Exercise brief> Take the lines from the top down to and including the one with "import pandas as pd" and repeat them exactly. Omit images.

++++++

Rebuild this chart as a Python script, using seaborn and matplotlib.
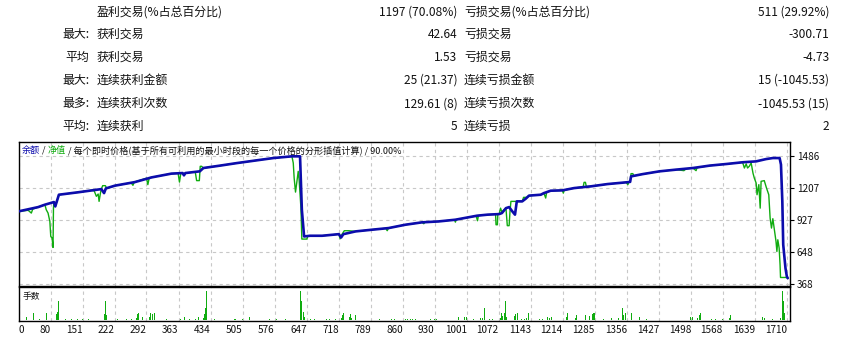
import matplotlib
matplotlib.use("Agg")
import matplotlib.pyplot as plt
import seaborn as sns
import pandas as pd

# ---------------- table data ----------------
row_prefix = ["", "最大:", "平均", "最大:", "最多:", "平均:"]
left_labels = ["盈利交易(%占总百分比)", "获利交易", "获利交易", "连续获利金额", "连续获利次数", "连续获利"]
left_values = ["1197 (70.08%)", "42.64", "1.53", "25 (21.37)", "129.61 (8)", "5"]
right_labels = ["亏损交易(%占总百分比)", "亏损交易", "亏损交易", "连续亏损金额", "连续亏损次数", "连续亏损"]
right_values = ["511 (29.92%)", "-300.71", "-4.73", "15 (-1045.53)", "-1045.53 (15)", "2"]

# ---------------- chart data ----------------
legend_balance = "余额"
legend_equity = "净值"
legend_rest = " / 每个即时价格(基于所有可利用的最小时段的每一个价格的分形插值计算) / 90.00%"
lots_title = "手数"

y_ticks = [368, 648, 927, 1207, 1486]
x_tick_labels = ["0", "80", "151", "222", "292", "363", "434", "505", "576", "647", "718",
                 "789", "860", "930", "1001", "1072", "1143", "1214", "1285", "1356", "1427",
                 "1498", "1568", "1639", "1710"]

balance_points = [
    (9, 1006), (52, 1043), (67, 1064), (87, 1087), (90, 1049), (98, 1151), (140, 1172),
    (192, 1200), (198, 1165), (202, 1206), (222, 1230), (266, 1261), (303, 1302),
    (347, 1335), (372, 1340), (375, 1320), (378, 1340), (410, 1355), (418, 1384),
    (455, 1405), (492, 1427), (536, 1451), (573, 1471), (614, 1486), (632, 1486),
    (636, 1020), (641, 787), (654, 793), (681, 793), (718, 807), (723, 778), (728, 807),
    (755, 831), (792, 846), (828, 860), (865, 889), (902, 910), (939, 918), (976, 933),
    (1024, 968), (1047, 977), (1073, 982), (1079, 991), (1088, 1034), (1095, 1043),
    (1102, 1006), (1108, 977), (1112, 1093), (1124, 1093), (1132, 1117), (1139, 1143),
    (1165, 1151), (1172, 1165), (1187, 1186), (1213, 1189), (1239, 1209), (1276, 1224),
    (1313, 1244), (1354, 1259), (1363, 1263), (1365, 1311), (1391, 1331), (1428, 1355),
    (1465, 1370), (1502, 1384), (1539, 1405), (1576, 1419), (1612, 1434), (1642, 1442),
    (1664, 1462), (1679, 1471), (1694, 1471), (1697, 1414), (1700, 1093), (1702, 715),
    (1707, 510), (1710, 438), (1712, 423),
]

equity_points = [
    (9, 1006), (30, 1015), (37, 991), (40, 1025), (52, 1043), (67, 1064), (70, 1020),
    (74, 991), (78, 918), (80, 787), (83, 772), (85, 691), (86, 1034), (87, 1087),
    (90, 1049), (98, 1151), (140, 1172), (170, 1190), (176, 1186), (181, 1137),
    (185, 1157), (187, 1093), (190, 1165), (192, 1200), (195, 1230), (201, 1230),
    (204, 1206), (222, 1230), (258, 1255), (262, 1233), (265, 1261), (292, 1295),
    (295, 1239), (298, 1298), (303, 1302), (347, 1335), (362, 1338), (365, 1261),
    (368, 1338), (372, 1340), (375, 1320), (378, 1340), (400, 1350), (403, 1274),
    (409, 1274), (411, 1399), (414, 1399), (418, 1384), (455, 1405), (492, 1427),
    (536, 1451), (573, 1471), (614, 1486), (617, 1428), (619, 1296), (622, 1174),
    (625, 1268), (628, 1355), (630, 1282), (634, 1034), (636, 764), (647, 764),
    (649, 787), (654, 793), (681, 793), (718, 807), (721, 767), (724, 800), (730, 837),
    (740, 837), (755, 831), (792, 846), (822, 858), (825, 837), (828, 860), (865, 889),
    (902, 910), (906, 898), (909, 912), (939, 918), (974, 932), (976, 912), (978, 933),
    (1022, 966), (1025, 924), (1027, 969), (1047, 977), (1065, 980), (1066, 889),
    (1069, 889), (1070, 982), (1073, 982), (1076, 1034), (1079, 1000), (1088, 1034),
    (1091, 881), (1095, 881), (1097, 1006), (1099, 1093), (1110, 1093), (1112, 1093),
    (1124, 1093), (1127, 1128), (1135, 1128), (1139, 1143), (1165, 1151), (1172, 1165),
    (1176, 1122), (1178, 1170), (1187, 1186), (1213, 1189), (1215, 1165), (1217, 1190),
    (1239, 1209), (1259, 1220), (1261, 1259), (1264, 1259), (1266, 1222), (1276, 1224),
    (1313, 1244), (1354, 1259), (1358, 1239), (1360, 1261), (1363, 1263), (1365, 1335),
    (1369, 1335), (1371, 1315), (1391, 1331), (1428, 1355), (1465, 1370), (1482, 1361),
    (1487, 1377), (1502, 1384), (1509, 1361), (1511, 1386), (1539, 1405), (1576, 1419),
    (1612, 1434), (1616, 1384), (1620, 1420), (1623, 1384), (1627, 1400), (1631, 1428),
    (1635, 1340), (1638, 1296), (1642, 1253), (1644, 1151), (1648, 1239), (1651, 1034),
    (1653, 1268), (1660, 1274), (1665, 1209), (1670, 1151), (1673, 947), (1676, 860),
    (1679, 942), (1683, 831), (1686, 744), (1688, 656), (1690, 758), (1693, 685),
    (1695, 540), (1696, 429), (1709, 429), (1712, 423),
]

lots_points = [
    (27, 0.3), (41, 0.7), (54, 0.1), (70, 0.7), (93, 0.6), (95, 0.8), (98, 1.9), (113, 0.1),
    (126, 0.1), (139, 0.1), (151, 0.1), (163, 0.1), (198, 0.2), (200, 0.6), (202, 1.9),
    (204, 0.5), (227, 0.1), (247, 0.1), (258, 0.1), (270, 0.2), (273, 0.6), (275, 0.7),
    (283, 0.3), (298, 0.3), (301, 0.7), (306, 0.6), (309, 0.7), (337, 0.1), (368, 0.1),
    (376, 0.3), (388, 0.1), (400, 0.1), (407, 0.3), (418, 0.2), (420, 0.6), (422, 1.2),
    (425, 2.9), (442, 0.1), (487, 0.1), (490, 0.1), (504, 0.1), (520, 0.3), (564, 0.1),
    (580, 0.1), (600, 0.1), (634, 2.9), (636, 1.9), (639, 0.8), (641, 0.3), (656, 0.1),
    (665, 0.1), (690, 0.1), (698, 0.1), (711, 0.1), (724, 0.2), (727, 0.5), (729, 0.7),
    (741, 0.3), (744, 0.6), (747, 0.2), (754, 0.5), (808, 0.1), (835, 0.1), (842, 0.1),
    (865, 0.1), (870, 0.1), (876, 0.1), (882, 0.1), (887, 0.1), (922, 0.1), (930, 0.1),
    (935, 0.1), (982, 0.3), (997, 0.3), (1000, 0.3), (1017, 0.1), (1031, 0.2), (1036, 0.2),
    (1040, 1.2), (1051, 0.1), (1059, 0.1), (1075, 0.2), (1078, 0.7), (1081, 0.4),
    (1084, 0.7), (1087, 1.9), (1090, 0.3), (1108, 0.4), (1110, 0.6), (1113, 0.7),
    (1123, 0.1), (1128, 0.1), (1133, 0.2), (1137, 0.7), (1139, 0.3), (1163, 0.1),
    (1170, 0.1), (1181, 0.3), (1184, 0.2), (1189, 0.3), (1221, 0.3), (1224, 0.7),
    (1241, 0.2), (1245, 0.5), (1265, 0.5), (1274, 0.4), (1279, 0.6), (1281, 0.7),
    (1284, 0.7), (1305, 0.1), (1321, 0.2), (1338, 0.2), (1345, 0.4), (1347, 1.2),
    (1349, 0.5), (1353, 0.7), (1365, 0.7), (1383, 0.3), (1400, 0.1), (1496, 0.3),
    (1501, 0.3), (1512, 0.2), (1516, 0.5), (1519, 0.7), (1544, 0.1), (1553, 0.1),
    (1567, 0.1), (1583, 0.2), (1586, 0.5), (1656, 0.3), (1660, 0.2), (1678, 0.1),
    (1697, 0.2), (1700, 2.9), (1702, 1.9), (1705, 0.7),
]

# ---------------- style ----------------
sns.set_style("white")
plt.rcParams["font.family"] = ["Noto Sans CJK SC", "DejaVu Sans"]

BLUE = "#0c0cac"
GREEN = "#10ac10"
TXT = "#111111"
GRID = "#c8c8c8"

W, H = 848, 341
fig = plt.figure(figsize=(W / 100, H / 100), dpi=100)
fig.patch.set_facecolor("white")

# ---------------- table ----------------
row_y = [12.3, 34.6, 57.6, 80.5, 103.6, 126.6]
TFS = 8.6
for i, yy in enumerate(row_y):
    fy = 1 - yy / H
    if row_prefix[i]:
        fig.text(89.5 / W, fy, row_prefix[i], ha="right", va="center", fontsize=TFS, color=TXT)
    fig.text(96.5 / W, fy, left_labels[i], ha="left", va="center", fontsize=TFS, color=TXT)
    fig.text(457.5 / W, fy, left_values[i], ha="right", va="center", fontsize=TFS, color=TXT)
    fig.text(464 / W, fy, right_labels[i], ha="left", va="center", fontsize=TFS, color=TXT)
    fig.text(829.5 / W, fy, right_values[i], ha="right", va="center", fontsize=TFS, color=TXT)

# ---------------- axes ----------------
X0, X1 = 18.7, 790.0
M_TOP, M_BOT = 142.0, 285.5
S_TOP, S_BOT = 287.3, 320.7
ax = fig.add_axes([X0 / W, 1 - M_BOT / H, (X1 - X0) / W, (M_BOT - M_TOP) / H])
ax2 = fig.add_axes([X0 / W, 1 - S_BOT / H, (X1 - X0) / W, (S_BOT - S_TOP) / H])

x_min, x_max = 9, 1717
tick_pos = [x_min] + [int(s) for s in x_tick_labels[1:]]

bal = pd.DataFrame(balance_points, columns=["trade", "value"])
eq = pd.DataFrame(equity_points, columns=["trade", "value"])
lots = pd.DataFrame(lots_points, columns=["trade", "lots"])

sns.lineplot(data=eq, x="trade", y="value", ax=ax, color=GREEN, linewidth=1.0,
             estimator=None, sort=False, zorder=3)
sns.lineplot(data=bal, x="trade", y="value", ax=ax, color=BLUE, linewidth=1.9,
             estimator=None, sort=False, zorder=4)

ax.set_xlim(x_min, x_max)
ax.set_ylim(359, 1611)
ax.set_xticks(tick_pos)
ax.set_yticks(y_ticks)
ax.set_yticklabels([str(v) for v in y_ticks])
ax.yaxis.tick_right()
ax.tick_params(axis="y", right=True, left=False, length=3, width=0.8, color="black",
               labelsize=7.2, pad=2, labelcolor=TXT)
ax.tick_params(axis="x", length=0, labelbottom=False)
ax.grid(True, color=GRID, linestyle=(0, (3, 3)), linewidth=0.8)
ax.set_xlabel("")
ax.set_ylabel("")
for s in ax.spines.values():
    s.set_visible(True)
    s.set_color("black")
    s.set_linewidth(1.0)

# legend-like title made of coloured pieces
LFS = 6.55
t = ax.text((22 - X0) / (X1 - X0), (M_BOT - 155.0) / (M_BOT - M_TOP), legend_balance,
            transform=ax.transAxes, color=BLUE, fontsize=LFS, ha="left", va="bottom", zorder=6)
t = ax.annotate(" / ", xy=(1, 0), xycoords=t, color=TXT, fontsize=LFS, ha="left", va="bottom",
                zorder=6)
t = ax.annotate(legend_equity, xy=(1, 0), xycoords=t, color=GREEN, fontsize=LFS, ha="left",
                va="bottom", zorder=6)
t = ax.annotate(legend_rest, xy=(1, 0), xycoords=t, color=TXT, fontsize=LFS, ha="left",
                va="bottom", zorder=6)

# lots panel
ax2.bar(lots["trade"], lots["lots"], width=2.2, color=GREEN, linewidth=0, zorder=3)
ax2.set_xlim(x_min, x_max)
ax2.set_ylim(-0.1, 3.24)
ax2.set_xticks(tick_pos)
ax2.set_xticklabels(x_tick_labels)
for i, lab in enumerate(ax2.get_xticklabels()):
    lab.set_ha("left" if i == 0 else "right")
ax2.set_yticks([])
ax2.tick_params(axis="x", length=2, width=0.8, color="#b0b0b0", labelsize=7.2, pad=0.8,
                labelcolor=TXT)
ax2.grid(True, axis="x", color=GRID, linestyle=(0, (3, 3)), linewidth=0.8)
ax2.set_xlabel("")
ax2.set_ylabel("")
for s in ax2.spines.values():
    s.set_visible(True)
    s.set_color("black")
    s.set_linewidth(1.0)
ax2.text((22.5 - X0) / (X1 - X0), (S_BOT - 296.5) / (S_BOT - S_TOP), lots_title,
         transform=ax2.transAxes, fontsize=6.3, color=TXT, ha="left", va="center")

fig.savefig("out.png", dpi=100, facecolor="white")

++++++

Right answer>
Rebuild this chart as a Python script, using seaborn and matplotlib.
import matplotlib
matplotlib.use("Agg")
import matplotlib.pyplot as plt
import seaborn as sns
import pandas as pd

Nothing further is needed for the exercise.